** begin Records shown **
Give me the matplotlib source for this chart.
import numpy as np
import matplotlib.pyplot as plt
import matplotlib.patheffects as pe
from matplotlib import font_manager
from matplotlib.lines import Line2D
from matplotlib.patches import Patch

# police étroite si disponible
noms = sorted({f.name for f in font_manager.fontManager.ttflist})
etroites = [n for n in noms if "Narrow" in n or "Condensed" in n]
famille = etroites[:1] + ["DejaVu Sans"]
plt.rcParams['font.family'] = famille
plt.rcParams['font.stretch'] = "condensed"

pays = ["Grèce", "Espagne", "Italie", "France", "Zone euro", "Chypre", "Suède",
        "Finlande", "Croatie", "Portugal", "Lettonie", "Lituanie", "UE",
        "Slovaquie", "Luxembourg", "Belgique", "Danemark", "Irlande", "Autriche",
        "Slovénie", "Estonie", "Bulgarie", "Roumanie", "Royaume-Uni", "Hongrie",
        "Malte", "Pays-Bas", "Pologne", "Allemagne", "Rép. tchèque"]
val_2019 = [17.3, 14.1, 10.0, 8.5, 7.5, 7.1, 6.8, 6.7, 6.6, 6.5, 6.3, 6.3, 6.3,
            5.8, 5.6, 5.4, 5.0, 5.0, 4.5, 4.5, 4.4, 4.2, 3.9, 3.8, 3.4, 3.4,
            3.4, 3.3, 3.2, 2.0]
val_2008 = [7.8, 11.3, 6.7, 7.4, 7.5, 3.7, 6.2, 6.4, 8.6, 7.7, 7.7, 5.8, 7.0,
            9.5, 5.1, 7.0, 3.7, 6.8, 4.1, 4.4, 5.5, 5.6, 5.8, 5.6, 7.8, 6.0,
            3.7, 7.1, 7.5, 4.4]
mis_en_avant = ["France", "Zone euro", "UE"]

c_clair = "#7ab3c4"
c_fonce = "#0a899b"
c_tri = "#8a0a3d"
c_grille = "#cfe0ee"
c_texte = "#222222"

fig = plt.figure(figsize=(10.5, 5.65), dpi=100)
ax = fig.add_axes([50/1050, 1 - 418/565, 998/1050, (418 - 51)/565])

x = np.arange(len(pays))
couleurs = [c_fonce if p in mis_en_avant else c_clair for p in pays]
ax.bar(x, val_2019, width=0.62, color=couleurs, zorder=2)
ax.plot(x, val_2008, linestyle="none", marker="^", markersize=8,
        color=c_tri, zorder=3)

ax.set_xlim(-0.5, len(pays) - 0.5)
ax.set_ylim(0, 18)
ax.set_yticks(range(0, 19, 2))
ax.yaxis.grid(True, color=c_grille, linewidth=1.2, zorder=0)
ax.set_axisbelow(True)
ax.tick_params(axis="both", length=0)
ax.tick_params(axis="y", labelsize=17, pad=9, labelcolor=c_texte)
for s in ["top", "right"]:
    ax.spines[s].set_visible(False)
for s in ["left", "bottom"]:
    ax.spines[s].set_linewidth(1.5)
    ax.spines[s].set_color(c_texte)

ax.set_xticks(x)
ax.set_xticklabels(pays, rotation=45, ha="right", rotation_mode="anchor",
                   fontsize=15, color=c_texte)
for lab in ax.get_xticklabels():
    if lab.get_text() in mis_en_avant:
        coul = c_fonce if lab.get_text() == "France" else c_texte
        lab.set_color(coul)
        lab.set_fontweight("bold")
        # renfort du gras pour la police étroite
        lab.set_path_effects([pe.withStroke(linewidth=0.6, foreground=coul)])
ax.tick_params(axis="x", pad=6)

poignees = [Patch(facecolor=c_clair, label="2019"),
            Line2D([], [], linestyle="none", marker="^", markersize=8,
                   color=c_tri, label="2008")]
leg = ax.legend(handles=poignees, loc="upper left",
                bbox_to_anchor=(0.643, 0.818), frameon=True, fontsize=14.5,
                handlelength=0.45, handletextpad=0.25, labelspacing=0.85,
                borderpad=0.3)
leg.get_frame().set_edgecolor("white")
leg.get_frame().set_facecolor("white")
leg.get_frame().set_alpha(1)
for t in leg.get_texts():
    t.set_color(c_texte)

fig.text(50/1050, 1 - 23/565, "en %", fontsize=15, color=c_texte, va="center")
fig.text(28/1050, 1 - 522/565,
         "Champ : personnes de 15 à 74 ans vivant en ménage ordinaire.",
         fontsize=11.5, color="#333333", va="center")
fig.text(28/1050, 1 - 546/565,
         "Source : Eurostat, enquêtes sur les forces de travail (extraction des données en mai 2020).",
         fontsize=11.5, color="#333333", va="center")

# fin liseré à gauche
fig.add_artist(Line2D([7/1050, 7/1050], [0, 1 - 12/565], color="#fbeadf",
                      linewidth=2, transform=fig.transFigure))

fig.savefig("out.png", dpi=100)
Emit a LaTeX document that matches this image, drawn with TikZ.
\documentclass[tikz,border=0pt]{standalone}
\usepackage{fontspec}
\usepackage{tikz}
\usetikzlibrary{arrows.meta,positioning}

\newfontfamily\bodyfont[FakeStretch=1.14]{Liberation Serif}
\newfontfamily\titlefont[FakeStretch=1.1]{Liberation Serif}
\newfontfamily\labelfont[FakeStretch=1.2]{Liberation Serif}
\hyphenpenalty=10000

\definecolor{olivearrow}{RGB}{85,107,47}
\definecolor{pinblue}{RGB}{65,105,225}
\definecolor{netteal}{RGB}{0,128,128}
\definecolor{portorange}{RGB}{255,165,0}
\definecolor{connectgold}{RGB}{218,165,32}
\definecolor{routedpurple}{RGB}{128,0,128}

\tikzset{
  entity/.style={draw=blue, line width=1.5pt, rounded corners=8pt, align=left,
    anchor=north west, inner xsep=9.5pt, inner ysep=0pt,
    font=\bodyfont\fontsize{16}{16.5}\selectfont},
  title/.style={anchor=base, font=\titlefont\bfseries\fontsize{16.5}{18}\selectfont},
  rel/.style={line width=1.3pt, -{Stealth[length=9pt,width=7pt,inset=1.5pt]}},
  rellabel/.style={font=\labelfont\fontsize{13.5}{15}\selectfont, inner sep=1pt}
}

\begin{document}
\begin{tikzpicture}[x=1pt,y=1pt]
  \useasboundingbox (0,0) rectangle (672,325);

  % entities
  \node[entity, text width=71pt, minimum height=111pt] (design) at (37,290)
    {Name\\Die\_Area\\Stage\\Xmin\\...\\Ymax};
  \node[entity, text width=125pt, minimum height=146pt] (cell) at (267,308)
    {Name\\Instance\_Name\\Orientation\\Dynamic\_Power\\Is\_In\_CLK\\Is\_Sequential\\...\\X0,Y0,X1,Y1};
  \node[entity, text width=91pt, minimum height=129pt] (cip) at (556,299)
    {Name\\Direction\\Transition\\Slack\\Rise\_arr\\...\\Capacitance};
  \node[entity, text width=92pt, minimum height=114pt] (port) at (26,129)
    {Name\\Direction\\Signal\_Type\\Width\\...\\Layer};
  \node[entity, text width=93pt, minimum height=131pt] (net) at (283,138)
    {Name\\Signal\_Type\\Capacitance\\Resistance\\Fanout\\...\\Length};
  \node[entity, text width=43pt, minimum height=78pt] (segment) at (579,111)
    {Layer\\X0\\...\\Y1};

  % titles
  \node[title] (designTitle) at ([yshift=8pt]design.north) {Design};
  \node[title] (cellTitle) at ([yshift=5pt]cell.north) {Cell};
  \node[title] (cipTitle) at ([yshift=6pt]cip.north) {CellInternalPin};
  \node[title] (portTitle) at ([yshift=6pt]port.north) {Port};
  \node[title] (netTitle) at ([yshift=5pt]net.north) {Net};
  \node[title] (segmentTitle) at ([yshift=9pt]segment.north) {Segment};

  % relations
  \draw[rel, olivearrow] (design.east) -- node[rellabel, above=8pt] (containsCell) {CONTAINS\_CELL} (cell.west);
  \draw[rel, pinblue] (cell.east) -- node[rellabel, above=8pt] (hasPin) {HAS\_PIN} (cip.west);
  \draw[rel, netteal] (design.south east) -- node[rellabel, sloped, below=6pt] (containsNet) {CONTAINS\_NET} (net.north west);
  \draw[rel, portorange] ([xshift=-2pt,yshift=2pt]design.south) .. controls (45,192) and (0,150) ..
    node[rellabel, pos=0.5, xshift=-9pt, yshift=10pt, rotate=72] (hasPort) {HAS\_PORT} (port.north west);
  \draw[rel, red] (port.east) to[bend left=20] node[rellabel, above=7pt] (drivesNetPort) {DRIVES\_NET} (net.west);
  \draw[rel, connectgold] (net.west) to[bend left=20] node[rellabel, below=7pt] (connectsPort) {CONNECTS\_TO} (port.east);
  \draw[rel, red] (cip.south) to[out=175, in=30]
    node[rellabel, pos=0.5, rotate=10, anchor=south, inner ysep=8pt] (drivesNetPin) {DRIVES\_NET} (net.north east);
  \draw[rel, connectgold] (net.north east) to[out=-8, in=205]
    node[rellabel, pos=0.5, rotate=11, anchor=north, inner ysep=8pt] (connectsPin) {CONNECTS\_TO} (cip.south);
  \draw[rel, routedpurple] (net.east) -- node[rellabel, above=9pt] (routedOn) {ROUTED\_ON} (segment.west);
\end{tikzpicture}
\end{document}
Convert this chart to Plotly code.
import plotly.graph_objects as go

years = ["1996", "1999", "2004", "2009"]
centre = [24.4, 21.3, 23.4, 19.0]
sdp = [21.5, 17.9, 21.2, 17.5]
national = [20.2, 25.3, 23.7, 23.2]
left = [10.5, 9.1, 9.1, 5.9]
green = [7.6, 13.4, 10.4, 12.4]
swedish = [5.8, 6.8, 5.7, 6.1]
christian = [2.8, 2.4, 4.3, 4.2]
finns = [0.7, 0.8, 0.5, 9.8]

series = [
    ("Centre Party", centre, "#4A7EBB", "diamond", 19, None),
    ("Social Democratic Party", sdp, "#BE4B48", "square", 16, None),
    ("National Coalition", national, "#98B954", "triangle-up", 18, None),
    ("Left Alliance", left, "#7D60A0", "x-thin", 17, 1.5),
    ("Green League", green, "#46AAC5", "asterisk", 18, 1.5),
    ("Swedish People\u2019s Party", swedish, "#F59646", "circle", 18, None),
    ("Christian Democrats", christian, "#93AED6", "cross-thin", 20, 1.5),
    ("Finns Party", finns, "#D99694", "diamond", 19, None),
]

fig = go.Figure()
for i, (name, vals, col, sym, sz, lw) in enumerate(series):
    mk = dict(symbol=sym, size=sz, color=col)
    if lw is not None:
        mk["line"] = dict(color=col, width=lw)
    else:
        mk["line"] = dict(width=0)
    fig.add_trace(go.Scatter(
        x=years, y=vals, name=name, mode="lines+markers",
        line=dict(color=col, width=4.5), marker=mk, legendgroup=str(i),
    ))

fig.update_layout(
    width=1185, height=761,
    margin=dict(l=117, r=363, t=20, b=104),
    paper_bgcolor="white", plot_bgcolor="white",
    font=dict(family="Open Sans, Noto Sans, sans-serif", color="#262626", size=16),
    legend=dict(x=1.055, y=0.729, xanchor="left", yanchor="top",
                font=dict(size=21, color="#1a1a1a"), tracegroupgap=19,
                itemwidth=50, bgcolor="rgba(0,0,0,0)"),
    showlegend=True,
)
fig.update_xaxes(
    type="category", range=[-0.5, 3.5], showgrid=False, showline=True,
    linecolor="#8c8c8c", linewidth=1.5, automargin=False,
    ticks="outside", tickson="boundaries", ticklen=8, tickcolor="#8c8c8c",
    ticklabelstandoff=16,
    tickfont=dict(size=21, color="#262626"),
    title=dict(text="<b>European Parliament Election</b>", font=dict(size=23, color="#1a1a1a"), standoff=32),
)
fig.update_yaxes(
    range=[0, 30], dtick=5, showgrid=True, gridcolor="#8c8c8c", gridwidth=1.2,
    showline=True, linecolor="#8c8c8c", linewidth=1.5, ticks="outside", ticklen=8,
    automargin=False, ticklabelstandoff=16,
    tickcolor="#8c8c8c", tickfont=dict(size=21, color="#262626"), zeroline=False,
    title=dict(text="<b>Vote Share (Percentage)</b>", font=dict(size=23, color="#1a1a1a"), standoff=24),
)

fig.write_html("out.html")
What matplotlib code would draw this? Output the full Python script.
** end Records shown **
=== Written task ===
Above are several records. Count the lines among them that contain "code" and give only the total.

=== Result of this exercise ===
2